■ **PROBLEM**
Write out, word for word, every line from the first one through the line that holds "0.231, 0.2, 0.18];", and nothing else; skip the pictures.

■ **INFORMATION SHOWN**
** begin **

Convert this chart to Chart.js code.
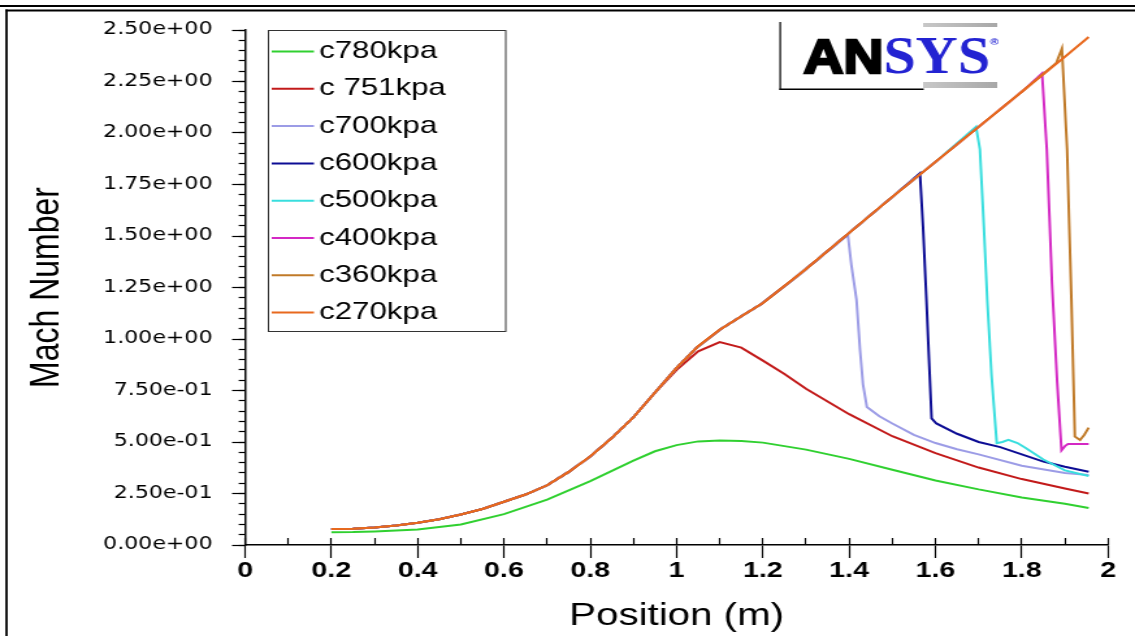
<!DOCTYPE html>
<html>
<head>
<meta charset="utf-8">
<script src="https://cdn.jsdelivr.net/npm/chart.js@4.4.1/dist/chart.umd.min.js"></script>
<style>
  html, body { margin: 0; background: #fff; overflow: hidden; }
  /* the plot is laid out on a narrower canvas and widened to the page */
  #wrap { width: 873px; height: 636px; transform: scaleX(1.3001); transform-origin: 0 0; }
  canvas { display: block; }
</style>
</head>
<body>
<div id="wrap"><canvas id="mach" width="873" height="636"></canvas></div>
<script>
// Mach number along the nozzle for different back pressures

const labels = ['c780kpa', 'c 751kpa', 'c700kpa', 'c600kpa', 'c500kpa', 'c400kpa', 'c360kpa', 'c270kpa'];
const colors = ['#30d030', '#c21a1a', '#9c9ce6', '#0c0c94', '#38dede', '#d428c4', '#c07a28', '#e8691e'];

// converging part, shared by every case except c780
const inletPos  = [0.2, 0.25, 0.3, 0.35, 0.4, 0.45, 0.5, 0.55, 0.6, 0.65, 0.7, 0.75, 0.8, 0.85, 0.9, 0.95, 1.0];
const inletMach = [0.078, 0.079, 0.085, 0.095, 0.108, 0.125, 0.148, 0.175, 0.21, 0.245, 0.29, 0.355, 0.43, 0.52, 0.62, 0.74, 0.86];

// supersonic branch after the throat (c270 follows it to the exit)
const nozzlePos  = [1.05, 1.1, 1.15, 1.2, 1.3, 1.4, 1.5, 1.6, 1.7, 1.8, 1.9, 1.955];
const nozzleMach = [0.965, 1.045, 1.11, 1.175, 1.34, 1.515, 1.69, 1.86, 2.03, 2.2, 2.37, 2.466];

// fully subsonic
const pos780  = [0.2, 0.25, 0.3, 0.4, 0.5, 0.6, 0.7, 0.75, 0.8, 0.85, 0.9, 0.95, 1.0, 1.05, 1.1, 1.15, 1.2, 1.3, 1.4, 1.5, 1.6, 1.7, 1.8, 1.9, 1.955];
const mach780 = [0.062, 0.063, 0.066, 0.075, 0.1, 0.15, 0.22, 0.265, 0.31, 0.36, 0.41, 0.455, 0.485, 0.503, 0.507, 0.505, 0.497, 0.463, 0.418, 0.365, 0.313, 0.27, 0.231, 0.2, 0.18];

// choked, subsonic after the throat
const pos751  = [1.0, 1.05, 1.1, 1.15, 1.2, 1.25, 1.3, 1.4, 1.5, 1.6, 1.7, 1.8, 1.9, 1.955];
const mach751 = [0.85, 0.94, 0.985, 0.958, 0.895, 0.83, 0.758, 0.635, 0.528, 0.446, 0.376, 0.32, 0.274, 0.25];

// normal shock and diffuser part for each case
const pos700  = [1.397, 1.405, 1.417, 1.425, 1.432, 1.441, 1.47, 1.5, 1.55, 1.6, 1.65, 1.7, 1.8, 1.9, 1.955];
const mach700 = [1.505, 1.36, 1.19, 0.95, 0.78, 0.67, 0.625, 0.59, 0.535, 0.495, 0.465, 0.44, 0.385, 0.35, 0.34];

const pos600  = [1.564, 1.571, 1.579, 1.585, 1.591, 1.602, 1.65, 1.7, 1.75, 1.8, 1.85, 1.9, 1.955];
const mach600 = [1.805, 1.55, 1.19, 0.9, 0.615, 0.59, 0.54, 0.5, 0.475, 0.44, 0.405, 0.38, 0.356];

const pos500  = [1.694, 1.703, 1.712, 1.72, 1.73, 1.742, 1.755, 1.769, 1.79, 1.81, 1.85, 1.9, 1.955];
const mach500 = [2.03, 1.92, 1.55, 1.19, 0.82, 0.494, 0.5, 0.51, 0.495, 0.47, 0.415, 0.362, 0.335];

const pos400  = [1.847, 1.858, 1.864, 1.87, 1.882, 1.892, 1.9, 1.907, 1.955];
const mach400 = [2.29, 1.92, 1.6, 1.27, 0.79, 0.46, 0.48, 0.49, 0.49];

const pos360  = [1.88, 1.893, 1.905, 1.91, 1.915, 1.923, 1.935, 1.945, 1.955];
const mach360 = [2.34, 2.41, 1.92, 1.55, 1.19, 0.526, 0.51, 0.535, 0.57];

const xTicks = { min: 0, max: 2, major: 0.2, minor: 0.1 };
const yTicks = { min: 0, max: 2.5, major: 0.25, minor: 0.05 };

function pts(pos, mach) {
  return pos.map((p, i) => ({ x: p, y: mach[i] }));
}

// inlet + supersonic branch up to where a case leaves it
function upstream(stop) {
  const a = pts(inletPos, inletMach).filter(p => p.x < stop);
  const b = pts(nozzlePos, nozzleMach).filter(p => p.x < stop);
  return a.concat(b);
}

const series = [
  pts(pos780, mach780),
  upstream(pos751[0]).concat(pts(pos751, mach751)),
  upstream(pos700[0]).concat(pts(pos700, mach700)),
  upstream(pos600[0]).concat(pts(pos600, mach600)),
  upstream(pos500[0]).concat(pts(pos500, mach500)),
  upstream(pos400[0]).concat(pts(pos400, mach400)),
  upstream(pos360[0]).concat(pts(pos360, mach360)),
  upstream(9)
];

function sci(v) {
  if (Math.abs(v) < 1e-9) return '0.00e+00';
  const e = Math.floor(Math.log10(Math.abs(v)) + 1e-9);
  const m = v / Math.pow(10, e);
  return m.toFixed(2) + 'e' + (e < 0 ? '-' : '+') + String(Math.abs(e)).padStart(2, '0');
}

// frame, legend box and logo
const decor = {
  id: 'decor',
  afterDraw(chart) {
    const ctx = chart.ctx;
    const W = chart.width, H = chart.height;
    ctx.save();

    // page frame
    ctx.fillStyle = '#000';
    ctx.fillRect(0, 5, W, 2);
    ctx.fillRect(4.1, 9.5, W, 2);
    ctx.fillRect(4.1, 9.5, 1.8, H);

    // legend
    ctx.strokeStyle = '#333';
    ctx.lineWidth = 1;
    ctx.strokeRect(206.5, 30.5, 182.5, 301);
    ctx.font = '24px "Liberation Sans", Arial, sans-serif';
    ctx.textBaseline = 'middle';
    chart.data.datasets.forEach((ds, i) => {
      const y = 51.5 + 37.3 * i;
      ctx.strokeStyle = ds.borderColor;
      ctx.lineWidth = 2;
      ctx.beginPath();
      ctx.moveTo(209, y);
      ctx.lineTo(241.5, y);
      ctx.stroke();
      ctx.fillStyle = '#000';
      ctx.fillText(ds.label, 245.5, y);
    });

    // ANSYS logo
    const grad = ctx.createLinearGradient(710, 0, 767, 0);
    grad.addColorStop(0, '#c8c8c8');
    grad.addColorStop(1, '#a8a8a8');
    ctx.fillStyle = grad;
    ctx.fillRect(710, 23, 57, 4);
    ctx.fillRect(710, 82, 57, 6);
    ctx.fillStyle = '#000';
    ctx.fillRect(599.5, 22, 1.2, 68);
    ctx.fillRect(599.5, 88.5, 111, 1.5);

    ctx.textBaseline = 'alphabetic';
    ctx.font = 'bold 49px "Liberation Sans", Arial, sans-serif';
    let w = ctx.measureText('AN').width;
    ctx.save();
    ctx.translate(618, 73.3);
    ctx.scale(61.5 / w, 1);
    ctx.fillStyle = '#000';
    ctx.strokeStyle = '#000';
    ctx.lineWidth = 2.5;
    ctx.fillText('AN', 0, 0);
    ctx.strokeText('AN', 0, 0);
    ctx.restore();

    ctx.font = 'bold 52px "Liberation Serif", "Times New Roman", serif';
    w = ctx.measureText('SYS').width;
    ctx.save();
    ctx.translate(679.5, 73.3);
    ctx.scale(82 / w, 1);
    ctx.fillStyle = '#2323d2';
    ctx.fillText('SYS', 0, 0);
    ctx.restore();

    ctx.font = 'bold 9px "Liberation Sans", Arial, sans-serif';
    ctx.fillStyle = '#2323d2';
    ctx.fillText('®', 761.5, 45);

    ctx.restore();
  }
};

Chart.defaults.font.family = '"Liberation Sans", Arial, sans-serif';
Chart.defaults.color = '#000';

const datasets = series.map((data, i) => ({
  label: labels[i],
  data: data,
  borderColor: colors[i],
  backgroundColor: colors[i],
  borderWidth: 2,
  pointRadius: 0,
  tension: 0,
  fill: false,
  order: labels.length - i
}));

new Chart(document.getElementById('mach'), {
  type: 'line',
  data: { datasets },
  plugins: [decor],
  options: {
    responsive: false,
    animation: false,
    devicePixelRatio: 1,
    layout: { padding: { top: 30, right: 20.7, left: 0, bottom: 0 } },
    plugins: { legend: { display: false }, tooltip: { enabled: false } },
    scales: {
      x: {
        type: 'linear',
        position: 'bottom',
        min: xTicks.min,
        max: xTicks.max,
        afterFit(scale) { scale.height = 91; },
        ticks: {
          stepSize: xTicks.major,
          autoSkip: false,
          maxRotation: 0,
          padding: 0,
          color: '#000',
          font: { family: '"Liberation Sans Narrow", "Arial Narrow", "Liberation Sans", sans-serif', size: 22, weight: 'bold' },
          callback: v => String(parseFloat(Number(v).toFixed(1)))
        },
        grid: { drawOnChartArea: false, tickLength: 13, tickWidth: 1.2, tickColor: '#000' },
        border: { color: '#000', width: 1.5 },
        title: {
          display: true,
          text: 'Position (m)',
          color: '#000',
          font: { size: 31 },
          padding: { top: 0, bottom: 0.5 }
        }
      },
      xMinor: {
        type: 'linear',
        axis: 'x',
        position: { y: 0 },
        min: xTicks.min,
        max: xTicks.max,
        ticks: { display: false, stepSize: xTicks.minor },
        grid: { drawOnChartArea: false, tickLength: -7, tickWidth: 1.2, tickColor: '#000' },
        border: { display: false }
      },
      y: {
        type: 'linear',
        position: 'left',
        min: yTicks.min,
        max: yTicks.max,
        afterFit(scale) { scale.width = 188.5; },
        ticks: {
          stepSize: yTicks.major,
          padding: 15,
          color: '#000',
          font: { family: '"DejaVu Sans", sans-serif', size: 17 },
          callback: v => sci(v)
        },
        grid: { drawOnChartArea: false, tickLength: 10, tickWidth: 1.2, tickColor: '#000' },
        border: { color: '#000', width: 1.5 },
        title: {
          display: true,
          text: 'Mach Number',
          color: '#000',
          font: { size: 32 },
          padding: { top: 17.3, bottom: 0 }
        }
      },
      yMinor: {
        type: 'linear',
        axis: 'y',
        position: { x: 0 },
        min: yTicks.min,
        max: yTicks.max,
        ticks: { display: false, stepSize: yTicks.minor },
        grid: { drawOnChartArea: false, tickLength: 5.4, tickWidth: 1.2, tickColor: '#000' },
        border: { display: false }
      }
    }
  }
});
</script>
</body>
</html>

** end **

■ **EXERCISE OUTPUT**
Convert this chart to Chart.js code.
<!DOCTYPE html>
<html>
<head>
<meta charset="utf-8">
<script src="https://cdn.jsdelivr.net/npm/chart.js@4.4.1/dist/chart.umd.min.js"></script>
<style>
  html, body { margin: 0; background: #fff; overflow: hidden; }
  /* the plot is laid out on a narrower canvas and widened to the page */
  #wrap { width: 873px; height: 636px; transform: scaleX(1.3001); transform-origin: 0 0; }
  canvas { display: block; }
</style>
</head>
<body>
<div id="wrap"><canvas id="mach" width="873" height="636"></canvas></div>
<script>
// Mach number along the nozzle for different back pressures

const labels = ['c780kpa', 'c 751kpa', 'c700kpa', 'c600kpa', 'c500kpa', 'c400kpa', 'c360kpa', 'c270kpa'];
const colors = ['#30d030', '#c21a1a', '#9c9ce6', '#0c0c94', '#38dede', '#d428c4', '#c07a28', '#e8691e'];

// converging part, shared by every case except c780
const inletPos  = [0.2, 0.25, 0.3, 0.35, 0.4, 0.45, 0.5, 0.55, 0.6, 0.65, 0.7, 0.75, 0.8, 0.85, 0.9, 0.95, 1.0];
const inletMach = [0.078, 0.079, 0.085, 0.095, 0.108, 0.125, 0.148, 0.175, 0.21, 0.245, 0.29, 0.355, 0.43, 0.52, 0.62, 0.74, 0.86];

// supersonic branch after the throat (c270 follows it to the exit)
const nozzlePos  = [1.05, 1.1, 1.15, 1.2, 1.3, 1.4, 1.5, 1.6, 1.7, 1.8, 1.9, 1.955];
const nozzleMach = [0.965, 1.045, 1.11, 1.175, 1.34, 1.515, 1.69, 1.86, 2.03, 2.2, 2.37, 2.466];

// fully subsonic
const pos780  = [0.2, 0.25, 0.3, 0.4, 0.5, 0.6, 0.7, 0.75, 0.8, 0.85, 0.9, 0.95, 1.0, 1.05, 1.1, 1.15, 1.2, 1.3, 1.4, 1.5, 1.6, 1.7, 1.8, 1.9, 1.955];
const mach780 = [0.062, 0.063, 0.066, 0.075, 0.1, 0.15, 0.22, 0.265, 0.31, 0.36, 0.41, 0.455, 0.485, 0.503, 0.507, 0.505, 0.497, 0.463, 0.418, 0.365, 0.313, 0.27, 0.231, 0.2, 0.18];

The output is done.